→ **DIRECTIONS**: Copy out exactly the lines from the one holding "Generate a web" through the one holding "const gray = '#b3b3b3';", ends included; omit images.

→ **LISTED RECORDS**:
__________________________________________________

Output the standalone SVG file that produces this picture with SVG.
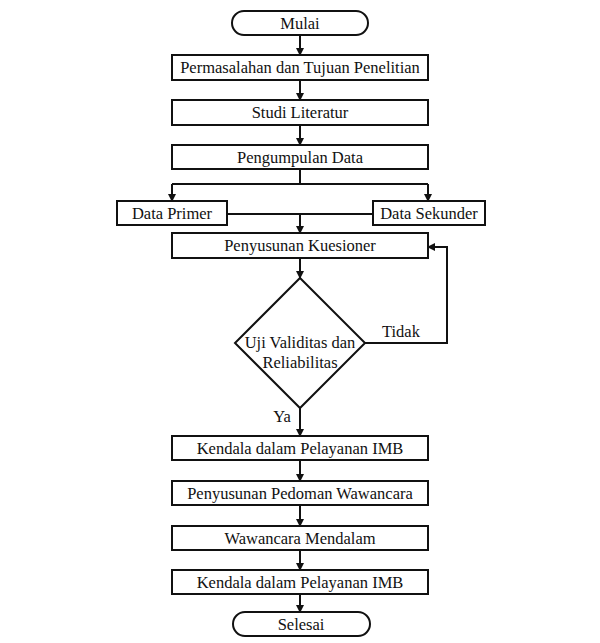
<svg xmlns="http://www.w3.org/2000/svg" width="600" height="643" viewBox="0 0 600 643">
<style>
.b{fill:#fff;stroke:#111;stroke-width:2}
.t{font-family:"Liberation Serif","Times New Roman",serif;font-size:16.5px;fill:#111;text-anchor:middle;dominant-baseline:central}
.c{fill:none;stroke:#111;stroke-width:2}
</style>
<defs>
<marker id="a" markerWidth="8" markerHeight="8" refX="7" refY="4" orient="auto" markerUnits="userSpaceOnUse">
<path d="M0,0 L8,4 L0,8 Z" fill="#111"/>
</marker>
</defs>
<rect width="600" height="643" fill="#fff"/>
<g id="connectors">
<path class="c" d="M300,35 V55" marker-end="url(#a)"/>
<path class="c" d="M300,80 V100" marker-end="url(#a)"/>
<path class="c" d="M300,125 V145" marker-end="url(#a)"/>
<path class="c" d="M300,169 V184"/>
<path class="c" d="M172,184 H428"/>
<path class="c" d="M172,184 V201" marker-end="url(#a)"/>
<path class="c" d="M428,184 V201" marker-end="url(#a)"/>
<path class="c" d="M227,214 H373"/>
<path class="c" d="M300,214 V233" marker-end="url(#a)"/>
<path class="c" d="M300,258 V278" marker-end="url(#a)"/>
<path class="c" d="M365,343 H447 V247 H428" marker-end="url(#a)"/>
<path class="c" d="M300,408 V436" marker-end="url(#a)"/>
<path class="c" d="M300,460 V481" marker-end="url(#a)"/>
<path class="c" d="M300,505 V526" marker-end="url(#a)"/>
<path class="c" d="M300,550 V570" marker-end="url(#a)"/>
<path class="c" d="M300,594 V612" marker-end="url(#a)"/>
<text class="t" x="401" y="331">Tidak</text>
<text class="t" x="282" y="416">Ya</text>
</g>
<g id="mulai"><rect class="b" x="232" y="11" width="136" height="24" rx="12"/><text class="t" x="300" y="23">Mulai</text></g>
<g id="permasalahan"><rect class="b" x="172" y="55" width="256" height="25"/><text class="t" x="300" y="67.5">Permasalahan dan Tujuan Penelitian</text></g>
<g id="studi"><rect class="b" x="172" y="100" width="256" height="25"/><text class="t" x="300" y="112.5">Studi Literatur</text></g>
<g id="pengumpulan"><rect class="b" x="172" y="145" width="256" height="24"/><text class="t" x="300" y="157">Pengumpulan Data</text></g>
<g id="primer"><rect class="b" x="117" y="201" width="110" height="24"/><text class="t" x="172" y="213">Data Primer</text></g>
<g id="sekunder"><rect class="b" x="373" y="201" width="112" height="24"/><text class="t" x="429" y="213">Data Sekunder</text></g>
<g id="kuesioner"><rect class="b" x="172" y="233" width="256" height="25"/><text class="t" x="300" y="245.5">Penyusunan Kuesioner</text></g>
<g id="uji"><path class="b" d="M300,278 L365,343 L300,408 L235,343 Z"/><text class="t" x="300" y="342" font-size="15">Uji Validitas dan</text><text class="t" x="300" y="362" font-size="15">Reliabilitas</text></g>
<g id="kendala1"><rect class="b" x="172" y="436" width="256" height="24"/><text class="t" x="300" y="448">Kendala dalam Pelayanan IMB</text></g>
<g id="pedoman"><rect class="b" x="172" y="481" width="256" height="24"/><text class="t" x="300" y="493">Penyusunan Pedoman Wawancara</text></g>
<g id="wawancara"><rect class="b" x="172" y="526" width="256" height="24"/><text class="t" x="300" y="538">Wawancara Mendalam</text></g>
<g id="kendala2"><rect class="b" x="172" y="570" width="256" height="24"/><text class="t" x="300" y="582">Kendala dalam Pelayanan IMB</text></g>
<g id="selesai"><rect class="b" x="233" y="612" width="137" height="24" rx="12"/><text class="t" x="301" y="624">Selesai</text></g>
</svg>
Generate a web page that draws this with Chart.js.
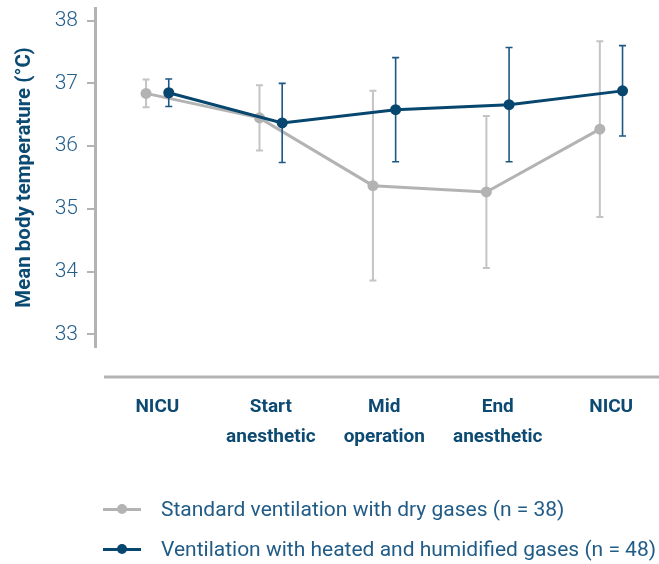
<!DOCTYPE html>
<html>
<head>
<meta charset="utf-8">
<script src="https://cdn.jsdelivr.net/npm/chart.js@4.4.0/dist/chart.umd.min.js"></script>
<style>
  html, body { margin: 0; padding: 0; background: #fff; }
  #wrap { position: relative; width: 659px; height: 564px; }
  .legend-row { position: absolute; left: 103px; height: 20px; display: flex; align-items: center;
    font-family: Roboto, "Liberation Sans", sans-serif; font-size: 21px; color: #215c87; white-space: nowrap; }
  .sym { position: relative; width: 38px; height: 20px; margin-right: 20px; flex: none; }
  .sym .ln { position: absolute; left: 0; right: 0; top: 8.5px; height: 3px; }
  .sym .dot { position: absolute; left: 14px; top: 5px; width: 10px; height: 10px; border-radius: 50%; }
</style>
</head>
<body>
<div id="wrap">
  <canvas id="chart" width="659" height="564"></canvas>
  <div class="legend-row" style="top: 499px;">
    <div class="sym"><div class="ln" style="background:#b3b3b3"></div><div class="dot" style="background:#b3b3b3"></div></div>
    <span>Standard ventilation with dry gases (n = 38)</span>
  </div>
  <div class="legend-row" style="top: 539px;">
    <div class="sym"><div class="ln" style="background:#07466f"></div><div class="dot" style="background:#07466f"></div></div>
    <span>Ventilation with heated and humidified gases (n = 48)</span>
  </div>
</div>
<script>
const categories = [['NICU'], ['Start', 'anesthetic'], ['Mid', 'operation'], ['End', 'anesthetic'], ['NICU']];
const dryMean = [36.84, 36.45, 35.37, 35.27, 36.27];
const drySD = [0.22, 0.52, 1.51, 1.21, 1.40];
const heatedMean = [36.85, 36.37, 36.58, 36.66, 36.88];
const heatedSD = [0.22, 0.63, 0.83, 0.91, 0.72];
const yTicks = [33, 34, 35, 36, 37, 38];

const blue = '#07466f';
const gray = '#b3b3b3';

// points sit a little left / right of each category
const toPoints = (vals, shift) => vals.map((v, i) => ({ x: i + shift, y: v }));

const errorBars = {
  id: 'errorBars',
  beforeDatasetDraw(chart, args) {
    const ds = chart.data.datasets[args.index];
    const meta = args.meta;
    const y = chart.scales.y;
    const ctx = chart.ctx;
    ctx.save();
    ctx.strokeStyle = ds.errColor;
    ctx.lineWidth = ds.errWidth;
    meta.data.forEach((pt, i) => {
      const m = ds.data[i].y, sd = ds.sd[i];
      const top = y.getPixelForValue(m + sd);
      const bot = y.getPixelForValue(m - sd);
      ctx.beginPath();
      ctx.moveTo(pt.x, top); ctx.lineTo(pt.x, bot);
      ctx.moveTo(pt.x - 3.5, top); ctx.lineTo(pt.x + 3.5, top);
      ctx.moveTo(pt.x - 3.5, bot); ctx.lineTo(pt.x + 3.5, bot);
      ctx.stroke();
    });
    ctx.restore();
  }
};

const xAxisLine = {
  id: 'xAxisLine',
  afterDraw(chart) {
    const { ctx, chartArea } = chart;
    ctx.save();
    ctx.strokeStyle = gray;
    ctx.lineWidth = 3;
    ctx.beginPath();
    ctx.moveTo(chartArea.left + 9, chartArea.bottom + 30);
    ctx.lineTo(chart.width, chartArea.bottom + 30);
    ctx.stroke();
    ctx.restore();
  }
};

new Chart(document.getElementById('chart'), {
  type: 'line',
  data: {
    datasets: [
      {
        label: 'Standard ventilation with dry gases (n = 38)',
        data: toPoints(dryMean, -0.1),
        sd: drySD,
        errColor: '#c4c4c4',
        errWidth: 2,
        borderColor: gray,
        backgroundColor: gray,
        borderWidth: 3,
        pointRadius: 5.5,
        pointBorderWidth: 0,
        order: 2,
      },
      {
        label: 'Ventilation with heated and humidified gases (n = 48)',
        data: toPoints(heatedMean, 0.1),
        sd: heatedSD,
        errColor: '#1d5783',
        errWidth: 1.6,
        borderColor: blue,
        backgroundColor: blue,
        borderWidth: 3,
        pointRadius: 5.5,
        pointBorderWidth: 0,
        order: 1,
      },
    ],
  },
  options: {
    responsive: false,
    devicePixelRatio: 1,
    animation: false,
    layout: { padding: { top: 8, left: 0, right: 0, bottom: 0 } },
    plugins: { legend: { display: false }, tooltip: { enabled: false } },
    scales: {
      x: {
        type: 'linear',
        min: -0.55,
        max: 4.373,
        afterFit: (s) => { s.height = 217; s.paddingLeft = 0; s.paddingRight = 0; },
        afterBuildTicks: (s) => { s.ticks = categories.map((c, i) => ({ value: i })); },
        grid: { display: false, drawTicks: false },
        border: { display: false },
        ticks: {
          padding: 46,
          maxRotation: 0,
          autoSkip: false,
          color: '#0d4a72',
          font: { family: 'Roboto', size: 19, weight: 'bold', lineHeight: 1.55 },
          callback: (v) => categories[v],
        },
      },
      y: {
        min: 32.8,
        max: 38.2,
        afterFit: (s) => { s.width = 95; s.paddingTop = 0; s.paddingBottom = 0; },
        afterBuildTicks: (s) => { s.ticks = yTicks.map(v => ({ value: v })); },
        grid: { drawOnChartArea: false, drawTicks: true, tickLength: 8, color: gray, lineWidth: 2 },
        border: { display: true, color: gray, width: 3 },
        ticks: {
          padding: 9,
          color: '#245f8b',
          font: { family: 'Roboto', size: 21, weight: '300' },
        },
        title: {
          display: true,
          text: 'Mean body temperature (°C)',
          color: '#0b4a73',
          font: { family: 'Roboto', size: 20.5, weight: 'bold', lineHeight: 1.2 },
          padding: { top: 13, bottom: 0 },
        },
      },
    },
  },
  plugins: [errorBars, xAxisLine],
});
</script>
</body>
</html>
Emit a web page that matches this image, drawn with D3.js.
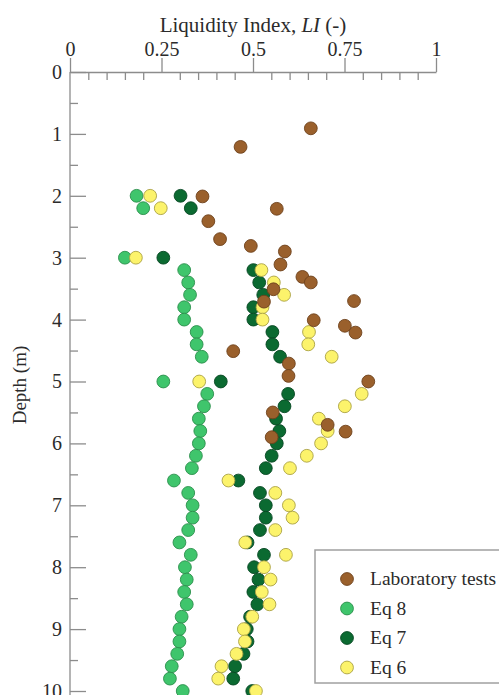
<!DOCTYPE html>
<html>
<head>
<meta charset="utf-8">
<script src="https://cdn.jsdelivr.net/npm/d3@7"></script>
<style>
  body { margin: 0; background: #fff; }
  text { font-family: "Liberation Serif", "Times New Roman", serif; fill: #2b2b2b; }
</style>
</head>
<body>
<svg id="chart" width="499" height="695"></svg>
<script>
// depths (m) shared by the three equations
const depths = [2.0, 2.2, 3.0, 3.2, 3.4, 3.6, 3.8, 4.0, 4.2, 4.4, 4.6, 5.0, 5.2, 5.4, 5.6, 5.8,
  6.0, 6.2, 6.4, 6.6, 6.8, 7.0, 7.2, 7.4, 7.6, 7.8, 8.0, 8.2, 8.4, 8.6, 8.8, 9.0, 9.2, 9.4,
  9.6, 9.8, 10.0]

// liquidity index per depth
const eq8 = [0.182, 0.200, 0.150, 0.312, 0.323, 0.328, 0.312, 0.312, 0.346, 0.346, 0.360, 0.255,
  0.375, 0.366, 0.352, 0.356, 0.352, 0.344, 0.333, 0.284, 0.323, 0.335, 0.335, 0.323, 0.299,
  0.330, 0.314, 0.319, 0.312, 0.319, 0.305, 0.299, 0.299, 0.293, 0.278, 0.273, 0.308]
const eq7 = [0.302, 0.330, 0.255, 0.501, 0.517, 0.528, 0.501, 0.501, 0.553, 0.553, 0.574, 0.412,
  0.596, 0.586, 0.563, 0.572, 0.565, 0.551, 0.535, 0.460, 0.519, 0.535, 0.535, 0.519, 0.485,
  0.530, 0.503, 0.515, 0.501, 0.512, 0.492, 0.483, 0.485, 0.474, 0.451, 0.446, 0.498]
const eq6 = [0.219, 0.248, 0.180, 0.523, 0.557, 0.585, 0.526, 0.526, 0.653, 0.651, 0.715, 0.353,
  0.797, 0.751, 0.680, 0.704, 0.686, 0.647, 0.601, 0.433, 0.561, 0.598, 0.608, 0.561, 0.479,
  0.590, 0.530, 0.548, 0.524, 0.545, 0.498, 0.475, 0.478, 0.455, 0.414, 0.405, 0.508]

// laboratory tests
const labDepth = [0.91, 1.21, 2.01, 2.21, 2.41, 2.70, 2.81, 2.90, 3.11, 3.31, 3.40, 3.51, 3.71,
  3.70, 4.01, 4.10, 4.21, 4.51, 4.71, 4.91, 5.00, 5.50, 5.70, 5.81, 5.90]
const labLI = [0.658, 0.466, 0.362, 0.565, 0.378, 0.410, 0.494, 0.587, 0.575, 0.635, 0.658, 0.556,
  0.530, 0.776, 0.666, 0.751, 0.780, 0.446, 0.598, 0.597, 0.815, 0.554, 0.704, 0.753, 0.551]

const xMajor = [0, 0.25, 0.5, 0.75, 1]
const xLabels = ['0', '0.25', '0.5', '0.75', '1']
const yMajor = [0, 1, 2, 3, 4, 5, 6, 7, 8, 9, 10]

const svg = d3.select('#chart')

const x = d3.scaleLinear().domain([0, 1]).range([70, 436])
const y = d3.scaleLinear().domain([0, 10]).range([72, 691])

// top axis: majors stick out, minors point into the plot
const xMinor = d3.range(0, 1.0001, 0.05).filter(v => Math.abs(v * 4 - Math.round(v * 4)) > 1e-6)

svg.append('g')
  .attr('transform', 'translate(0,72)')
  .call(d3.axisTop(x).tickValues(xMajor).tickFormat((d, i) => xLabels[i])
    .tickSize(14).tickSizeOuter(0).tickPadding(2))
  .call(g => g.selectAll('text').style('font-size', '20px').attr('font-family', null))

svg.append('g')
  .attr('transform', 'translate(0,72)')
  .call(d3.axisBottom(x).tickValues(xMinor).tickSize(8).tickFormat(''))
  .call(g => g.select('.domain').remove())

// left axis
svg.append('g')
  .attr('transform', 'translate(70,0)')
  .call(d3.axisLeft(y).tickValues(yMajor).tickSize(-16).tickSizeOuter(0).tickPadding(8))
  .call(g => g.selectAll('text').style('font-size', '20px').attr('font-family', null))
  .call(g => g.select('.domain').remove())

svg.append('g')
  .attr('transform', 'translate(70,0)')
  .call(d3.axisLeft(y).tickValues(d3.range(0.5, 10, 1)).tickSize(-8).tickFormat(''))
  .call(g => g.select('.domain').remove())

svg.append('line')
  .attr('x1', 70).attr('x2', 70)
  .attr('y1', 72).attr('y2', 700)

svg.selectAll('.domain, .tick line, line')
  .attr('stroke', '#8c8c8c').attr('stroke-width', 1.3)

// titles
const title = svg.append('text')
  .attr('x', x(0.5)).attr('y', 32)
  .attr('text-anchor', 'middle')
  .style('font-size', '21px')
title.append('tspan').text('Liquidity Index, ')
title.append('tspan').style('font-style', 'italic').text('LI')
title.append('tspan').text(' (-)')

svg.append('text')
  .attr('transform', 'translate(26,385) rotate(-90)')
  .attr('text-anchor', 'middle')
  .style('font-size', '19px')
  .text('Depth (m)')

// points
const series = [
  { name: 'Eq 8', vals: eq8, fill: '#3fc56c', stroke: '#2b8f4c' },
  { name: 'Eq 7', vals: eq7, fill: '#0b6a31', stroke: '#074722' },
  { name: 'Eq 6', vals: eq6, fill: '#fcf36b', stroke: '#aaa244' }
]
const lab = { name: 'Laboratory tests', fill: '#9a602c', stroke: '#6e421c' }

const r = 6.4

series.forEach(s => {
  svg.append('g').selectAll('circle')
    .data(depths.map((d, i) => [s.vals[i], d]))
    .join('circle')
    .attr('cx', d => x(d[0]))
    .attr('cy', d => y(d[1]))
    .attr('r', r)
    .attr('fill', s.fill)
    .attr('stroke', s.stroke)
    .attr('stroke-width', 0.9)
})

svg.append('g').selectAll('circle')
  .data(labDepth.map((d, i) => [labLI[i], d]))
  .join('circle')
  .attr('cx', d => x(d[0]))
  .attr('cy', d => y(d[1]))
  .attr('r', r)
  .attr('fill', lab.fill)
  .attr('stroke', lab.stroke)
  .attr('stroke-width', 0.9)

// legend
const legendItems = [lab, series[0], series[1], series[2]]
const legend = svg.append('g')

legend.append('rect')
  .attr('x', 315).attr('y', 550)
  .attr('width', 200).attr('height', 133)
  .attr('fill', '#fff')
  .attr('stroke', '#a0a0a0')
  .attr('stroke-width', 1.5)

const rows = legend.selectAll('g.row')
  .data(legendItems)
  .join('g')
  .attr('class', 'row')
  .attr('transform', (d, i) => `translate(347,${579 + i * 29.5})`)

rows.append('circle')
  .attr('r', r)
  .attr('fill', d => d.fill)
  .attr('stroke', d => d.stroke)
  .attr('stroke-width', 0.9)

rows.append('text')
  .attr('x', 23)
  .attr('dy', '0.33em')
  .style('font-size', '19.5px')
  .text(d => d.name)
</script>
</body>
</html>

__________________________________________________

→ **CORRECT OUTPUT**:
Generate a web page that draws this with Chart.js.
<!DOCTYPE html>
<html>
<head>
<meta charset="utf-8">
<script src="https://cdn.jsdelivr.net/npm/chart.js@4.4.0/dist/chart.umd.min.js"></script>
<style>
  html, body { margin: 0; padding: 0; background: #fff; }
  #wrap { position: relative; width: 659px; height: 564px; }
  .legend-row { position: absolute; left: 103px; height: 20px; display: flex; align-items: center;
    font-family: Roboto, "Liberation Sans", sans-serif; font-size: 21px; color: #215c87; white-space: nowrap; }
  .sym { position: relative; width: 38px; height: 20px; margin-right: 20px; flex: none; }
  .sym .ln { position: absolute; left: 0; right: 0; top: 8.5px; height: 3px; }
  .sym .dot { position: absolute; left: 14px; top: 5px; width: 10px; height: 10px; border-radius: 50%; }
</style>
</head>
<body>
<div id="wrap">
  <canvas id="chart" width="659" height="564"></canvas>
  <div class="legend-row" style="top: 499px;">
    <div class="sym"><div class="ln" style="background:#b3b3b3"></div><div class="dot" style="background:#b3b3b3"></div></div>
    <span>Standard ventilation with dry gases (n = 38)</span>
  </div>
  <div class="legend-row" style="top: 539px;">
    <div class="sym"><div class="ln" style="background:#07466f"></div><div class="dot" style="background:#07466f"></div></div>
    <span>Ventilation with heated and humidified gases (n = 48)</span>
  </div>
</div>
<script>
const categories = [['NICU'], ['Start', 'anesthetic'], ['Mid', 'operation'], ['End', 'anesthetic'], ['NICU']];
const dryMean = [36.84, 36.45, 35.37, 35.27, 36.27];
const drySD = [0.22, 0.52, 1.51, 1.21, 1.40];
const heatedMean = [36.85, 36.37, 36.58, 36.66, 36.88];
const heatedSD = [0.22, 0.63, 0.83, 0.91, 0.72];
const yTicks = [33, 34, 35, 36, 37, 38];

const blue = '#07466f';
const gray = '#b3b3b3';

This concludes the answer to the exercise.